Bimanual manipulation is a fundamental robotic skill that requires continuous and precise coordination between two arms. While imitation learning (IL) is the dominant paradigm for acquiring this capability, existing approaches, whether robot-centric or object-centric, often overlook the dynamic geometric relationship among the two arms and the manipulated object. This limitation frequently leads to inter-arm collisions, unstable grasps, and degraded performance in complex tasks. To address this, in this paper we explicitly models the Robot–Object Triadic Interaction (RoTri) representation in bimanual systems, by encoding the relative 6D poses between the two arms and the object to capture their spatial triadic relationship and establish continuous triangular geometric constraints. Building on this, we further introduce RoTri-Diff, a diffusion-based imitation learning framework that combines RoTri constraints with robot keyposes and object motion in a hierarchical diffusion process. This enables the generation of stable, coordinated trajectories and robust execution across different modes of bimanual manipulation. Extensive experiments show that our approach outperforms state-of-the-art baselines by 10.2% on 11 representative RLBench2 tasks and achieves stable performance on 4 challenging real-world bimanual tasks.
We present RoTri-Diff, a diffusion-based framework for bimanual imitation learning that centers on robot–object triadic interaction RoTri. By explicitly modeling and leveraging the relative 6D pose relations between the two arm end-effectors and the manipulated objects, it achieves stable performance on bimanual tasks requiring fine-grained coordination.

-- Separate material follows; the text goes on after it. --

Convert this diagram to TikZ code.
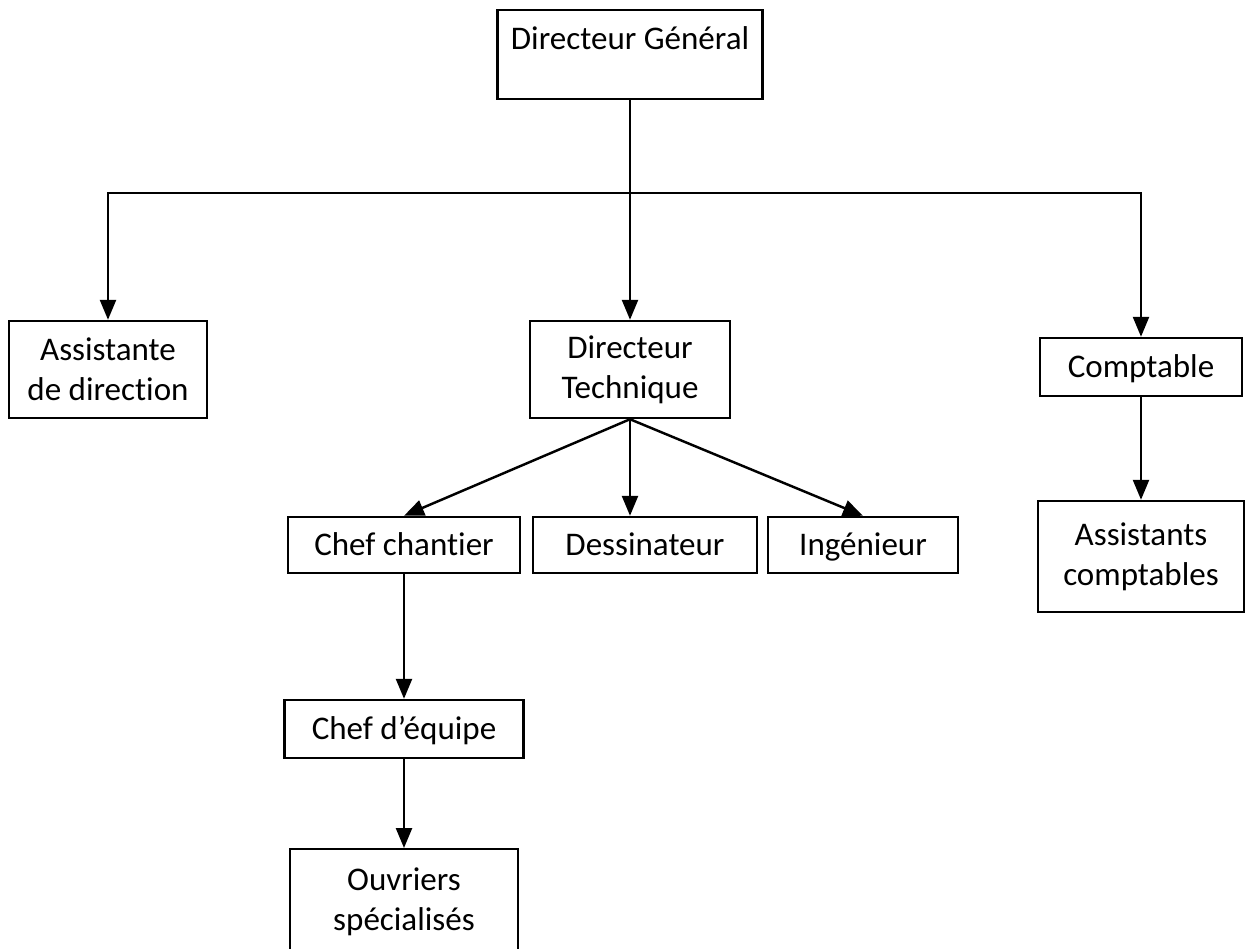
\documentclass[tikz,border=0pt]{standalone}
\usepackage{fontspec}
\setmainfont{Carlito}[Ligatures=NoCommon]
\usepackage{tikz}
\usetikzlibrary{arrows.meta,positioning}

\begin{document}
\begin{tikzpicture}[x=0.02cm,y=-0.02cm,
		box/.style={draw, line width=1.4pt, align=center, inner sep=0pt,
			font=\fontsize{18.8}{22.7}\selectfont},
		oneline/.style={text height=12pt, text depth=0pt},
		arr/.style={line width=1.4pt, -{Triangle[width=0.32cm,length=0.4cm]}}]
		\useasboundingbox (0,0) rectangle (1251,948);
		
		\node[box, anchor=north, minimum width=5.3cm, text height=0.78cm, text depth=1cm] (dg) at (630,9) {Directeur Général};
		\node[box, minimum width=3.96cm, minimum height=1.94cm] (ast) at (108,369.5) {Assistante\\de direction};
		\node[box, minimum width=4cm, minimum height=1.94cm] (dt) at (630,369.5) {Directeur\\Technique};
		\node[box, oneline, minimum width=4.04cm, minimum height=1.16cm] (cpt) at (1141,367) {Comptable};
		\node[box, oneline, minimum width=4.64cm, minimum height=1.12cm] (cc) at (404,545) {Chef chantier};
		\node[box, oneline, minimum width=4.48cm, minimum height=1.12cm] (des) at (645,545) {Dessinateur};
		\node[box, oneline, minimum width=3.8cm, minimum height=1.12cm] (ing) at (863,545) {Ingénieur};
		\node[box, minimum width=4.12cm, minimum height=2.22cm] (acp) at (1141,556.5) {Assistants\\comptables};
		\node[box, oneline, minimum width=4.78cm, minimum height=1.16cm] (ce) at (404,729) {Chef d’équipe};
		\node[box, anchor=north, minimum width=4.56cm, minimum height=2.1cm] (ouv) at (404,848) {Ouvriers\\spécialisés};
		
		\coordinate (bus) at (630,193);
		\draw[arr] (dg.south) -- (dt.north);
		\draw[arr] (bus) -| (ast.north);
		\draw[arr] (bus) -| (cpt.north);
		\draw[arr] (dt.south) -- (cc.north);
		\draw[arr] (dt.south) -- (des.north -| dt.south);
		\draw[arr] (dt.south) -- (ing.north);
		\draw[arr] (cpt.south) -- (acp.north);
		\draw[arr] (cc.south) -- (ce.north);
		\draw[arr] (ce.south) -- (ouv.north);
		
\end{tikzpicture}
\end{document}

Overview of RoTri-Diff. (a) Visual Perception and RoTri Modeling: Extracting the initial object point cloud $F_0$, 3D semantic features $S_t$, and the initial RoTri representation $R_0$ from multi-view observations. (b) Imitation Learning Guidance Signals: Three complementary signals used for supervision: Keyposes, Object Pointflow, and the RoTri Relationship. (c) Hierarchical Diffusion Model: The model concurrently predicts object pointflow and autoregressively predicts a future RoTri segment. These predictions then serve as dynamic conditions to guide the denoising and generation of keyposes and continuous actions within a synergistic attention module.